University officials said they expect to release $1 million for academic spending late next week, pending a census by the Office of Institutional Research.
Last year the University withheld $2 million from the academic budget, but said half of that amount may be available to University academic departments pending a review of enrollment numbers conducted after the sixth week of school.
While the official numbers will not be released until Friday, Vice President of Academic Affairs Donald Lehman and Executive Vice President and Treasurer Louis Katz said they expect the money to be available after the census is released.
According to unofficial counts taken at the end of the fourth week of school, the University is enrolling more students than predicted, Lehman said. The additional tuition-generated revenue will likely allow the University to avoid any permanent cuts from academics.
“If you are retaining more students it means the students are doing well … they’re happy,” said Katz. “It’s always a positive.”
Last May, the Board of Trustees approved a plan to fill an $8.2 million fiscal year 2007 budget gap that extracted $3.2 million from savings in the operating budgets of non-academic units, and $5 million from capital expenditures and budget reserves.
The plan initially included cuts from academic funding, but was altered following a Faculty Senate resolution in April that opposed these cuts. The budget plan did, however, call for $2 million to be pulled from academic programs to be possibly reallocated this year.
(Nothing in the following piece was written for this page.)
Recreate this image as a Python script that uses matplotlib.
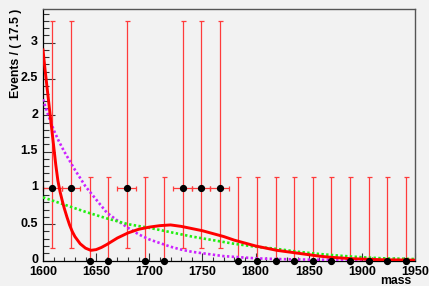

This included $1 million to be released for one-time investments this year and $1 million to possibly be released after the assessment of enrollment numbers. Lehman said the one-time investments, which may go toward needs like labs for new science faculty members, will be distributed next week. The second $1 million will likely be released next week as well, Katz and Lehman said.
The Board also approved a 5 percent endowment payout of $6.2 million in May, including $4.5 million to go toward academic funding related to the Strategic Plan for Academic Excellence.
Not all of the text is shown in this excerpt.